## [Aim]
List each line of the data that holds the word "this".

## [Data shown]
============================================================
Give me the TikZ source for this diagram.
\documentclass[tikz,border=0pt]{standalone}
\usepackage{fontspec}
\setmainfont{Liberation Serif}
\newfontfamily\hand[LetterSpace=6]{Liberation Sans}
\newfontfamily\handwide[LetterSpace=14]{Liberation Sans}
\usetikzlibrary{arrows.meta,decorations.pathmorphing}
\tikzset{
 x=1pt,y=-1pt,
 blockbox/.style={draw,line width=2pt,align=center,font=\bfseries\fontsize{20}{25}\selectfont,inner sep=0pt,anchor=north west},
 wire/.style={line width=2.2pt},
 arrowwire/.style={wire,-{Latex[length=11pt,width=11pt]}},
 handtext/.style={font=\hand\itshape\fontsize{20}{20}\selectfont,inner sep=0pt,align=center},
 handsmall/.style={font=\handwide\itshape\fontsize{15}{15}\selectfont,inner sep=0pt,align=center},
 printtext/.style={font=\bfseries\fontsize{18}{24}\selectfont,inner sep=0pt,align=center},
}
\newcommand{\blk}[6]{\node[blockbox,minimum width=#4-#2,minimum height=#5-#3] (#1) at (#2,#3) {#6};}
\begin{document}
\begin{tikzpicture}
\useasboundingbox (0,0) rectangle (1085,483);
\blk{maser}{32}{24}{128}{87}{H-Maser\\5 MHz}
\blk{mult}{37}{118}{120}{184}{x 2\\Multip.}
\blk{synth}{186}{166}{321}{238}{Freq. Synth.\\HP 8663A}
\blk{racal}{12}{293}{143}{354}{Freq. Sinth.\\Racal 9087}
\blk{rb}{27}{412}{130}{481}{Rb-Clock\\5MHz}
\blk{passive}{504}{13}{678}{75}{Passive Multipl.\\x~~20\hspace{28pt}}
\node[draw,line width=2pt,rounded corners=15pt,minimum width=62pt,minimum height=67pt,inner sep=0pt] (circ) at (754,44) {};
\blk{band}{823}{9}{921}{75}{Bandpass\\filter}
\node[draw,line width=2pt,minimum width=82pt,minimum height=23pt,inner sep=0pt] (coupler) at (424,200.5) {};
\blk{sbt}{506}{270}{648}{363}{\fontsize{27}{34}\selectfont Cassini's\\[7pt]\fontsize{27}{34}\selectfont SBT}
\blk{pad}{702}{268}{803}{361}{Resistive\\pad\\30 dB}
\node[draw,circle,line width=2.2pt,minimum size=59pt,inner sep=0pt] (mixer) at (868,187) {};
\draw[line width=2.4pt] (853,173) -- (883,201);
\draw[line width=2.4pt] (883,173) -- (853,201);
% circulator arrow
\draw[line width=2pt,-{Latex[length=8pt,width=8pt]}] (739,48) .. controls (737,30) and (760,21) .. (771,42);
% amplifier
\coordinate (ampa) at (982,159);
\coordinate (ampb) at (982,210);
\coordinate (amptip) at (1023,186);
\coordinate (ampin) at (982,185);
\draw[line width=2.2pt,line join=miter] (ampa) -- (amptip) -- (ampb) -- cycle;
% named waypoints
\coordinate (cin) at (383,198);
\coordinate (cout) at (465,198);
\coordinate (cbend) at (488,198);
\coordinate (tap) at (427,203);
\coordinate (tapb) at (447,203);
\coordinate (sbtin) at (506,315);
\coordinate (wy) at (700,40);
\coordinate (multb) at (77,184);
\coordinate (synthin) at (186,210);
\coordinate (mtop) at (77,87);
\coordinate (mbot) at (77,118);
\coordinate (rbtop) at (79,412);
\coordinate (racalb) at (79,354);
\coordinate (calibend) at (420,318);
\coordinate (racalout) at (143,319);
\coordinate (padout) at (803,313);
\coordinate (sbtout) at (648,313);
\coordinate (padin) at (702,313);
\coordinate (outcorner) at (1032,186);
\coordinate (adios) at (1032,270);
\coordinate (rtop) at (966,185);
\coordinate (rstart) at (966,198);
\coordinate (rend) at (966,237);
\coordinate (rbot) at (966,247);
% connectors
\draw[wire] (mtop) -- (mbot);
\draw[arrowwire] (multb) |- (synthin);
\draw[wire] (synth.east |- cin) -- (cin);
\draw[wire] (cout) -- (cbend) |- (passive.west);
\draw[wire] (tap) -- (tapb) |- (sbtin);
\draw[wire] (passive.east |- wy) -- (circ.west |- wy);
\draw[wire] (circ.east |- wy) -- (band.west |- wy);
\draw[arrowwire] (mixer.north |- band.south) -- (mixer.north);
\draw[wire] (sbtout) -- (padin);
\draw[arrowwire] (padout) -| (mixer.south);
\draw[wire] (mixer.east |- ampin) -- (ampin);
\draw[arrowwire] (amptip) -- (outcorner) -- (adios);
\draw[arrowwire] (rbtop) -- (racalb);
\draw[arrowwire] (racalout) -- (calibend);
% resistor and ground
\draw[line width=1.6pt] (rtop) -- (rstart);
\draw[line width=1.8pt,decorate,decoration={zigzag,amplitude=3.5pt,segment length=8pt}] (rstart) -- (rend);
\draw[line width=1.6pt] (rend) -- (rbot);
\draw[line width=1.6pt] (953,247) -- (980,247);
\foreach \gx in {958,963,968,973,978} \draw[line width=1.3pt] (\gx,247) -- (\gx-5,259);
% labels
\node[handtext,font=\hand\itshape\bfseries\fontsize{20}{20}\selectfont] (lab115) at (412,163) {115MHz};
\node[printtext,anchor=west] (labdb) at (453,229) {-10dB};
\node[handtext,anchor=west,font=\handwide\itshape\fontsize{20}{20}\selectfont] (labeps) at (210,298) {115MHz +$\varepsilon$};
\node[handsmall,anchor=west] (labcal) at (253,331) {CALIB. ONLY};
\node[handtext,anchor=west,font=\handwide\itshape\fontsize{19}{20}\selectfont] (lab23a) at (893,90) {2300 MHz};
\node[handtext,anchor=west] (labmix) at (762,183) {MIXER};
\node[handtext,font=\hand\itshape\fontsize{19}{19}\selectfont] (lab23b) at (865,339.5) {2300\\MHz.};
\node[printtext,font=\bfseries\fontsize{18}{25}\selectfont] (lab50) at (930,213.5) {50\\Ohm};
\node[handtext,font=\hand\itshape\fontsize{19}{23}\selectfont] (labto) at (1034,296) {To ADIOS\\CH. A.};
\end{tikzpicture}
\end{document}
============================================================
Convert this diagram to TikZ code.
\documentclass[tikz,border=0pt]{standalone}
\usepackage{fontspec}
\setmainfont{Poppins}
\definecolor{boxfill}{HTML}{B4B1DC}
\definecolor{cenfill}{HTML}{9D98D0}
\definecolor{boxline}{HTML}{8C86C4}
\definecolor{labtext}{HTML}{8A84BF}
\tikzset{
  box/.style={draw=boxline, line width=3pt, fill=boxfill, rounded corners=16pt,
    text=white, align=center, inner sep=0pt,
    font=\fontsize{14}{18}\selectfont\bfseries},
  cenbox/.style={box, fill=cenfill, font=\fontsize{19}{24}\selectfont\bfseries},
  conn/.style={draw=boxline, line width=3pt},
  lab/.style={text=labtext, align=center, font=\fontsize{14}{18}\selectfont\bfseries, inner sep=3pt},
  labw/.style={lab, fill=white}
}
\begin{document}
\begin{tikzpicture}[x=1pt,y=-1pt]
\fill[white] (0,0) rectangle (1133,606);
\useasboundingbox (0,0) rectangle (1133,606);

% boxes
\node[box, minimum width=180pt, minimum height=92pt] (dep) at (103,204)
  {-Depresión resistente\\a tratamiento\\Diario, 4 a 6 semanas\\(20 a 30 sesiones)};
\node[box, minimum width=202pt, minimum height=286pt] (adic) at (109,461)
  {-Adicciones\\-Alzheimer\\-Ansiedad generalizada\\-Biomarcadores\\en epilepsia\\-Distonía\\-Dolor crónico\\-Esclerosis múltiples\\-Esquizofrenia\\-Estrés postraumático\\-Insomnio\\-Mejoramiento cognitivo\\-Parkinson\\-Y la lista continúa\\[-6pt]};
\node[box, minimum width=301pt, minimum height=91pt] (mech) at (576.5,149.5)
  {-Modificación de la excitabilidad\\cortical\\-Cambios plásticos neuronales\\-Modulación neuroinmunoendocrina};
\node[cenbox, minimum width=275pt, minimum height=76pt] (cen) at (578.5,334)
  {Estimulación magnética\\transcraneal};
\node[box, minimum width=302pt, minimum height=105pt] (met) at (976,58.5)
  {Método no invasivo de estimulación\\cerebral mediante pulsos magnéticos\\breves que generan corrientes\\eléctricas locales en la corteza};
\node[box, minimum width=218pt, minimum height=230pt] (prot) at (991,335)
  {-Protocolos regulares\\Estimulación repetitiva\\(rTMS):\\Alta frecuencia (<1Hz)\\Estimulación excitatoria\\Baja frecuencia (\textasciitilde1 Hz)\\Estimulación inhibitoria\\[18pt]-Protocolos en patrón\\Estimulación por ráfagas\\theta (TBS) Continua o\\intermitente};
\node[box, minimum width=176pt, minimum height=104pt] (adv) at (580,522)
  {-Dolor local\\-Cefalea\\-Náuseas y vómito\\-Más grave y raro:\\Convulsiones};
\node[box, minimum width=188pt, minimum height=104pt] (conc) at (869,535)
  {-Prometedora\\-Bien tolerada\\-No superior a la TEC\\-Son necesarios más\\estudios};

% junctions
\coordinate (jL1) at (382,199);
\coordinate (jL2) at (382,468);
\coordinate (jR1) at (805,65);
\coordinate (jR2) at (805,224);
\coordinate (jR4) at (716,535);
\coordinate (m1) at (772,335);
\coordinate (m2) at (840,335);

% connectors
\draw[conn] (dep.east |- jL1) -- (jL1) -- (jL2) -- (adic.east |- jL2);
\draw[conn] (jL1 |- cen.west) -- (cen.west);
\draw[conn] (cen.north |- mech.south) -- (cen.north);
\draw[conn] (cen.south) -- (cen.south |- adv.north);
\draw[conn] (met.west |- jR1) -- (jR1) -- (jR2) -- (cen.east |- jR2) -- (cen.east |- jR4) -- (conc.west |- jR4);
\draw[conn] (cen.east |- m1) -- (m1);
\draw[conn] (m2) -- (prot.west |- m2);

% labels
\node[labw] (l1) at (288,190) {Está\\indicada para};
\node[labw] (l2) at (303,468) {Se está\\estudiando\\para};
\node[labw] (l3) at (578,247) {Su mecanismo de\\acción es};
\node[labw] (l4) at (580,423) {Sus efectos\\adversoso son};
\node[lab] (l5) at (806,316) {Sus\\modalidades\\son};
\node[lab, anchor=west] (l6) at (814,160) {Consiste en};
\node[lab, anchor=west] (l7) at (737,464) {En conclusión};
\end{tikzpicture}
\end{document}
============================================================
## [Result below]
Give me the TikZ source for this diagram.
Convert this diagram to TikZ code.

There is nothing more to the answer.